→ Given instruction:
Restate all of the entries exactly, dropping any pictures they hold.

==== Provided material ====

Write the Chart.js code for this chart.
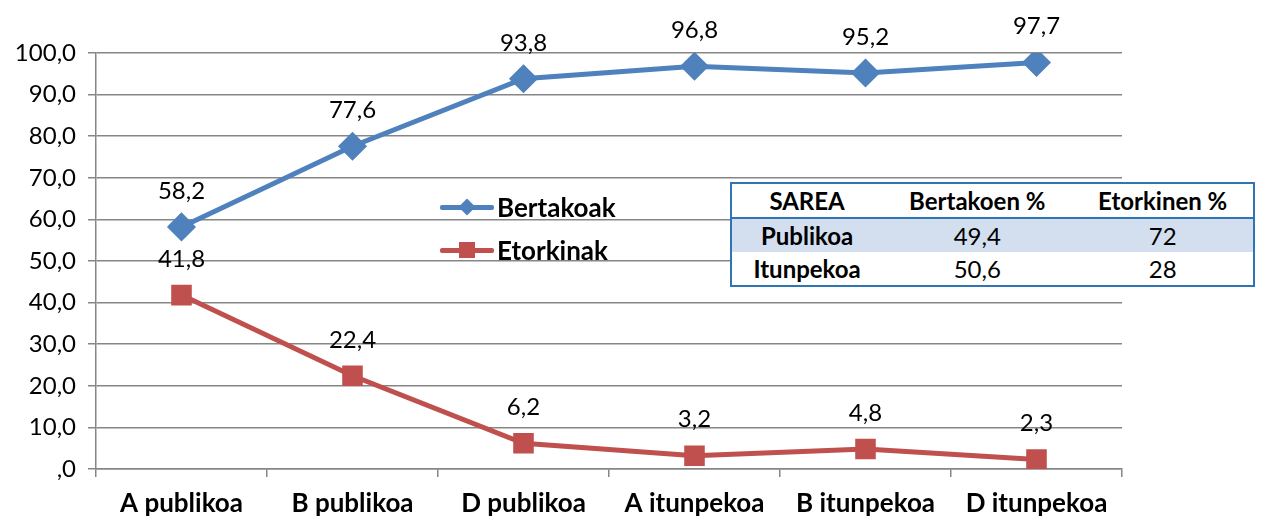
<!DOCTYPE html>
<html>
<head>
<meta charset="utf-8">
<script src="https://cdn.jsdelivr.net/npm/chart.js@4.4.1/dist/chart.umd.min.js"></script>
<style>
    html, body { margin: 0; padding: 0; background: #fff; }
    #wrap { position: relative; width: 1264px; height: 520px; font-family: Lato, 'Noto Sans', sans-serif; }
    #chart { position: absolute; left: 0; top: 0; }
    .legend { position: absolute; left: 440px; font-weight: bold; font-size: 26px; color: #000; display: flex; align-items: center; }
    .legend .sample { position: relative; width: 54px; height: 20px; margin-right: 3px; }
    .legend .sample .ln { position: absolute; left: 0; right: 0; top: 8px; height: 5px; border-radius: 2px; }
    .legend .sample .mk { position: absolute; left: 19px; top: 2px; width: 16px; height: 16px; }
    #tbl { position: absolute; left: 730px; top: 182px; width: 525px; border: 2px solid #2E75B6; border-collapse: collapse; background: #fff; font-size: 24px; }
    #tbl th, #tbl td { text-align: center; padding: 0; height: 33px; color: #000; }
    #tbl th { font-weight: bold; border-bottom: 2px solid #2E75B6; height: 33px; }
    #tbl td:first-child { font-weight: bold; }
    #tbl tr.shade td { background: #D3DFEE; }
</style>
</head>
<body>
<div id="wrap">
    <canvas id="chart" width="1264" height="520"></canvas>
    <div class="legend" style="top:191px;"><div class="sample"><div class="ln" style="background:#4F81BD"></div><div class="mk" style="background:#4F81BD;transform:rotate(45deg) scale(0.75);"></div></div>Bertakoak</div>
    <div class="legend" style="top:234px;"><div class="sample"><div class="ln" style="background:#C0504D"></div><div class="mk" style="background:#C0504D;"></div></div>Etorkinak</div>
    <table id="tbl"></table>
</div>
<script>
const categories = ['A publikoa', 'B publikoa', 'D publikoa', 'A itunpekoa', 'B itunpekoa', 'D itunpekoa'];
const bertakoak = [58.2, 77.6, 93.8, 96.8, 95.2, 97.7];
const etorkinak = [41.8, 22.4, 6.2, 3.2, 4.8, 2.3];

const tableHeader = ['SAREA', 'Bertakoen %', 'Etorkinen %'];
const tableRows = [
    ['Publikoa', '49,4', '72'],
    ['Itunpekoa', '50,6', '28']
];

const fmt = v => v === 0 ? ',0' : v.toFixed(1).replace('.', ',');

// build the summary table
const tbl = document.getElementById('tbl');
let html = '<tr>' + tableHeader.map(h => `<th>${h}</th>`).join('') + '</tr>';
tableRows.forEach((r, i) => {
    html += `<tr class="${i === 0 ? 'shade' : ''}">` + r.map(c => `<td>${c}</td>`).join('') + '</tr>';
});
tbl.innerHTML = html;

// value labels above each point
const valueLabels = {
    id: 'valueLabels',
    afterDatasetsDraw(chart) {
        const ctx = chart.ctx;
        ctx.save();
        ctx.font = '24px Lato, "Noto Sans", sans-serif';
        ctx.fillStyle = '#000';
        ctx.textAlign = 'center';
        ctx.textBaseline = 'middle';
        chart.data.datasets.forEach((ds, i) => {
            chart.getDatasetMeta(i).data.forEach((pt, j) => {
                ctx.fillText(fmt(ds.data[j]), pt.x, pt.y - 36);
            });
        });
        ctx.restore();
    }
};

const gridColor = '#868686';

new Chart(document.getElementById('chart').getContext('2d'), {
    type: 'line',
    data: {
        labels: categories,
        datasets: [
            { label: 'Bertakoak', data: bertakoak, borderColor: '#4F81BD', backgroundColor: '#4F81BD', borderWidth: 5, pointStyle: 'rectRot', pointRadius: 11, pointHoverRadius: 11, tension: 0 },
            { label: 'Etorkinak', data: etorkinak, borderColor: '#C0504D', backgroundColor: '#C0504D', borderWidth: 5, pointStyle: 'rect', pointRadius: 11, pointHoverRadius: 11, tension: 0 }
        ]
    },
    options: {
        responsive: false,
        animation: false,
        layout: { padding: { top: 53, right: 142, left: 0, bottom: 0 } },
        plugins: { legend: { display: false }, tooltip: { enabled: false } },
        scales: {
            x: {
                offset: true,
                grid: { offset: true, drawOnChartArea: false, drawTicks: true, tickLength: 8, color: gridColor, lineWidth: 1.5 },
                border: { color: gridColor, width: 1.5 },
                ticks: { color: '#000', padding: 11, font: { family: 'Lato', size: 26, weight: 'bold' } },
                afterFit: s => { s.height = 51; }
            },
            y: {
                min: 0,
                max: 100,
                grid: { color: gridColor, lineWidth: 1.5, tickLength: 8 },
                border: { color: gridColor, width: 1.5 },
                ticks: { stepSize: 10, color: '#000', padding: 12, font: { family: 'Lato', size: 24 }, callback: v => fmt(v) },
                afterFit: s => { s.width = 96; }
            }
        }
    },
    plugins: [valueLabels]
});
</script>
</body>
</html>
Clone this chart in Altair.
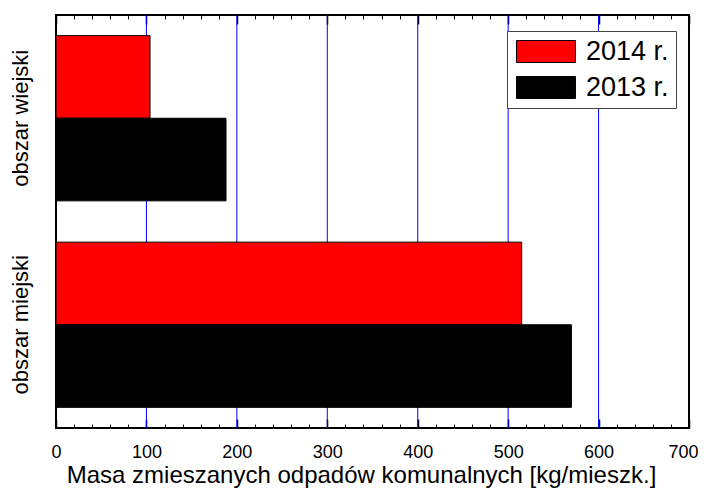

====

→ Full response:
Write the Chart.js code for this chart.
<!DOCTYPE html>
<html>
<head>
<meta charset="utf-8">
<script src="https://cdn.jsdelivr.net/npm/chart.js@4.4.1/dist/chart.umd.min.js"></script>
<style>
    html, body { margin: 0; padding: 0; background: #fff; }
    #wrap { position: relative; width: 1264px; height: 520px; font-family: Lato, 'Noto Sans', sans-serif; }
    #chart { position: absolute; left: 0; top: 0; }
    .legend { position: absolute; left: 440px; font-weight: bold; font-size: 26px; color: #000; display: flex; align-items: center; }
    .legend .sample { position: relative; width: 54px; height: 20px; margin-right: 3px; }
    .legend .sample .ln { position: absolute; left: 0; right: 0; top: 8px; height: 5px; border-radius: 2px; }
    .legend .sample .mk { position: absolute; left: 19px; top: 2px; width: 16px; height: 16px; }
    #tbl { position: absolute; left: 730px; top: 182px; width: 525px; border: 2px solid #2E75B6; border-collapse: collapse; background: #fff; font-size: 24px; }
    #tbl th, #tbl td { text-align: center; padding: 0; height: 33px; color: #000; }
    #tbl th { font-weight: bold; border-bottom: 2px solid #2E75B6; height: 33px; }
    #tbl td:first-child { font-weight: bold; }
    #tbl tr.shade td { background: #D3DFEE; }
</style>
</head>
<body>
<div id="wrap">
    <canvas id="chart" width="1264" height="520"></canvas>
    <div class="legend" style="top:191px;"><div class="sample"><div class="ln" style="background:#4F81BD"></div><div class="mk" style="background:#4F81BD;transform:rotate(45deg) scale(0.75);"></div></div>Bertakoak</div>
    <div class="legend" style="top:234px;"><div class="sample"><div class="ln" style="background:#C0504D"></div><div class="mk" style="background:#C0504D;"></div></div>Etorkinak</div>
    <table id="tbl"></table>
</div>
<script>
const categories = ['A publikoa', 'B publikoa', 'D publikoa', 'A itunpekoa', 'B itunpekoa', 'D itunpekoa'];
const bertakoak = [58.2, 77.6, 93.8, 96.8, 95.2, 97.7];
const etorkinak = [41.8, 22.4, 6.2, 3.2, 4.8, 2.3];

const tableHeader = ['SAREA', 'Bertakoen %', 'Etorkinen %'];
const tableRows = [
    ['Publikoa', '49,4', '72'],
    ['Itunpekoa', '50,6', '28']
];

const fmt = v => v === 0 ? ',0' : v.toFixed(1).replace('.', ',');

// build the summary table
const tbl = document.getElementById('tbl');
let html = '<tr>' + tableHeader.map(h => `<th>${h}</th>`).join('') + '</tr>';
tableRows.forEach((r, i) => {
    html += `<tr class="${i === 0 ? 'shade' : ''}">` + r.map(c => `<td>${c}</td>`).join('') + '</tr>';
});
tbl.innerHTML = html;

// value labels above each point
const valueLabels = {
    id: 'valueLabels',
    afterDatasetsDraw(chart) {
        const ctx = chart.ctx;
        ctx.save();
        ctx.font = '24px Lato, "Noto Sans", sans-serif';
        ctx.fillStyle = '#000';
        ctx.textAlign = 'center';
        ctx.textBaseline = 'middle';
        chart.data.datasets.forEach((ds, i) => {
            chart.getDatasetMeta(i).data.forEach((pt, j) => {
                ctx.fillText(fmt(ds.data[j]), pt.x, pt.y - 36);
            });
        });
        ctx.restore();
    }
};

const gridColor = '#868686';

new Chart(document.getElementById('chart').getContext('2d'), {
    type: 'line',
    data: {
        labels: categories,
        datasets: [
            { label: 'Bertakoak', data: bertakoak, borderColor: '#4F81BD', backgroundColor: '#4F81BD', borderWidth: 5, pointStyle: 'rectRot', pointRadius: 11, pointHoverRadius: 11, tension: 0 },
            { label: 'Etorkinak', data: etorkinak, borderColor: '#C0504D', backgroundColor: '#C0504D', borderWidth: 5, pointStyle: 'rect', pointRadius: 11, pointHoverRadius: 11, tension: 0 }
        ]
    },
    options: {
        responsive: false,
        animation: false,
        layout: { padding: { top: 53, right: 142, left: 0, bottom: 0 } },
        plugins: { legend: { display: false }, tooltip: { enabled: false } },
        scales: {
            x: {
                offset: true,
                grid: { offset: true, drawOnChartArea: false, drawTicks: true, tickLength: 8, color: gridColor, lineWidth: 1.5 },
                border: { color: gridColor, width: 1.5 },
                ticks: { color: '#000', padding: 11, font: { family: 'Lato', size: 26, weight: 'bold' } },
                afterFit: s => { s.height = 51; }
            },
            y: {
                min: 0,
                max: 100,
                grid: { color: gridColor, lineWidth: 1.5, tickLength: 8 },
                border: { color: gridColor, width: 1.5 },
                ticks: { stepSize: 10, color: '#000', padding: 12, font: { family: 'Lato', size: 24 }, callback: v => fmt(v) },
                afterFit: s => { s.width = 96; }
            }
        }
    },
    plugins: [valueLabels]
});
</script>
</body>
</html>
Clone this chart in Altair.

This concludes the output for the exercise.